Sur une photo prise à Nagasaki le 10 août 1945, la ville apparaît comme un champ de gravats duquel émergent, si l’on y prête suffisamment attention, des ossements calcinés. Le ciel est blanc. Inexplicablement, une jeune femme se tient debout dans cet espace sans qu’il y ait trace sur elle de la dévastation. C’est comme une infraction temporelle, cette jeune femme « d’avant la bombe » dans le paysage « d’après la bombe ». Seul un chant d’une beauté inouïe peut donner une dimension à ce document. Sans ce chant, on ne peut pas l’appréhender. On le regarde comme un photomontage sur fond de paysage lunaire. Mais que s’élève ce chant dans l’espace blanc de la photo et on en conçoit l’horreur indicible.
20 L’homme des cavernes a su que la réplique à l’irréparable était la beauté.
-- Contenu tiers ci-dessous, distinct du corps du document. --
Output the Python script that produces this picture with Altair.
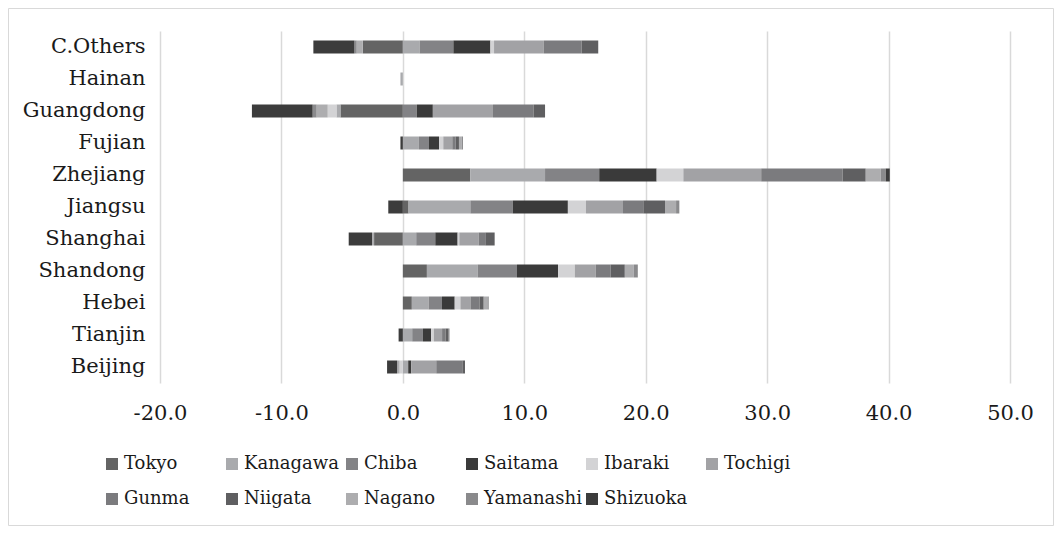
import altair as alt
import pandas as pd

categories = ["C.Others", "Hainan", "Guangdong", "Fujian", "Zhejiang", "Jiangsu",
              "Shanghai", "Shandong", "Hebei", "Tianjin", "Beijing"]
series = ["Tokyo", "Kanagawa", "Chiba", "Saitama", "Ibaraki", "Tochigi",
          "Gunma", "Niigata", "Nagano", "Yamanashi", "Shizuoka"]
colors = ["#646464", "#a9aaad", "#838386", "#3a3a3a", "#d3d3d5", "#a2a2a5",
          "#7b7b7e", "#5f5f61", "#adadaf", "#8a8a8c", "#3c3c3c"]

# values per series, in the order of `categories`
tokyo =     [-3.30, 0.00, -5.14, 0.00, 5.55, 0.47, -2.37, 1.98, 0.74, 0.00, 0.00]
kanagawa =  [1.38, -0.20, -0.33, 1.32, 6.16, 5.09, 1.10, 4.18, 1.38, 0.77, 0.44]
chiba =     [2.78, 0.00, 1.15, 0.83, 4.46, 3.49, 1.57, 3.24, 1.10, 0.88, 0.00]
saitama =   [3.05, 0.00, 1.32, 0.83, 4.73, 4.54, 1.84, 3.38, 1.05, 0.68, 0.25]
ibaraki =   [0.30, 0.00, -0.72, 0.35, 2.20, 1.49, 0.14, 1.38, 0.47, 0.22, -0.27]
tochigi =   [4.10, 0.00, 4.95, 0.74, 6.41, 3.05, 1.59, 1.73, 0.83, 0.68, 2.06]
gunma =     [3.11, 0.00, 3.36, 0.28, 6.71, 1.67, 0.55, 1.21, 0.74, 0.28, 2.15]
niigata =   [1.37, 0.00, 0.93, 0.27, 1.90, 1.79, 0.77, 1.18, 0.35, 0.27, 0.22]
nagano =    [-0.50, 0.00, -0.91, 0.22, 1.24, 0.91, -0.17, 0.74, 0.35, 0.08, -0.20]
yamanashi = [-0.19, 0.00, -0.33, 0.11, 0.41, 0.27, 0.00, 0.33, 0.06, 0.00, 0.00]
shizuoka =  [-3.38, 0.00, -5.00, -0.20, 0.33, -1.20, -1.92, 0.00, 0.00, -0.35, -0.83]

x_ticks = [-20, -10, 0, 10, 20, 30, 40, 50]

all_values = [tokyo, kanagawa, chiba, saitama, ibaraki, tochigi,
              gunma, niigata, nagano, yamanashi, shizuoka]
rows = []
for si, (s, vals) in enumerate(zip(series, all_values)):
    for c, v in zip(categories, vals):
        rows.append({"category": c, "series": s, "value": v, "idx": si})
df = pd.DataFrame(rows)

FONT = "DejaVu Serif"

bars = alt.Chart(df).mark_bar(size=13).encode(
    x=alt.X("value:Q", stack="zero",
            scale=alt.Scale(domain=[-20, 50], nice=False, zero=False),
            axis=alt.Axis(values=x_ticks, title=None, grid=True,
                          labelExpr="datum.value < 0 ? '-' + format(-datum.value, '.1f') : format(datum.value, '.1f')",
                          gridColor="#d9d9d9", gridWidth=1.5, domain=False,
                          ticks=False, labelPadding=19, labelFlush=False)),
    y=alt.Y("category:N", sort=categories,
            axis=alt.Axis(title=None, domain=False, ticks=False, grid=False,
                          labelPadding=15)),
    color=alt.Color("series:N", sort=series,
                    scale=alt.Scale(domain=series, range=colors),
                    legend=alt.Legend(title=None, orient="none", legendX=-57,
                                      legendY=424, columns=6,
                                      direction="horizontal",
                                      symbolType="square", symbolSize=144,
                                      symbolStrokeWidth=0, labelFont=FONT,
                                      labelFontSize=18, labelColor="#1a1a1a",
                                      gridAlign="all", columnPadding=1,
                                      rowPadding=17, labelOffset=3, padding=0)),
    order=alt.Order("idx:Q", sort="ascending"),
)

border = alt.Chart(alt.Data(values=[{"a": 1}])).mark_rect(
    fillOpacity=0, stroke="#d9d9d9", strokeWidth=1
).encode(
    x=alt.value(-151.5), x2=alt.value(893.5),
    y=alt.value(-22.5), y2=alt.value(494.5)
)

chart = alt.layer(border, bars).properties(
    width=850, height=352,
    autosize=alt.AutoSizeParams(type="none"),
    padding={"left": 152, "top": 23, "right": 44, "bottom": 143},
).configure_view(stroke=None).configure_axis(
    labelFont=FONT, labelFontSize=21, labelColor="#1a1a1a"
)

chart.save("out.html", embed_options={"renderer": "svg", "actions": False})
L’homme moderne a appris que seule l’action concertée des hommes sur la société – la politique- lui épargnerait d’être le jouet des mouvements erratiques de celle-ci. L’homme postmoderne a oublié l’un et l’autre mais, au final, il lui reste le Chant de la Disparition.
21 A la fin du Précambrien, une algue microscopique a proliféré. Son succès a été tel qu’elle a tapissé le fond des océans d’une épaisse gangue de craie et qu’elle a considérablement modifié la composition de l’atmosphère terrestre, lui apportant par photosynthèse la part d’oxygène qui la caractérise. Par là-même, elle a modifié les conditions de la vie sur la terre et rendu celles-ci incompatibles avec sa propre survie. Au moment de disparaître, la petite algue qui avait tellement prospéré pendant des millions d’années n’a pas compris ce qui se passait.
22 Se peut-il que l’homme soit un cul-de-sac de l’évolution ?
Oui, cela se peut.
Quel genre de cul-de-sac ?
Comme la petite algue dont la prolifération à elle-même fatale a permis l’explosion de la diversité ?
Comme les dinosaures qui, en cédant la place, ont permis l’émergence d’une nouvelle complexité ?
Ou comme un malheureux cataclysme laissant la planète désolée ?
23 Lorsqu’un déséquilibre apparaît, sa progression semble d’abord régulière : c’est que l’accélération n’est pas encore sensible. Quand elle le devient, on est déjà en fin de processus : le changement d’état est imminent et il faut être prêt au grand saut dans le non connu.
24 La communauté des hommes peut-elle espérer en la poignée de privilégiés qui survivra dans ses bunkers pressurisés et climatisés pour perpétuer l’espèce humaine ? Il ne faut pas trop qu’elle compte là-dessus. Le changement d’état qui reviendrait à un écosystème terrestre à nouveau compatible avec la vie humaine peut survenir dans des centaines de milliers d’années. Ou des millions. Ou jamais. C’est mettre la patience des survivants à rude épreuve alors qu’il leur sera si facile de s’entretuer pour les dernières ressources.
A tout le moins, en cas d’extrême rapidité du cataclysme, la communauté des hommes peut-elle compter sur ces privilégiés survivants pour élaborer une version ultime du Chant de la Disparition ? C’est beaucoup demander à des rescapés qui auront à soigner la nostalgie du bon temps en avalant compulsivement du pop corn devant des DVD ou en snifant frénétiquement des lignes de coke.
Cependant, un miracle est toujours possible : un nouveau Mozart composant le Requiem de l’Existence humaine sur le seuil du néant.
25 Le Chant de la Disparition n’a de pertinence que jusqu’à la disparition de l’homme.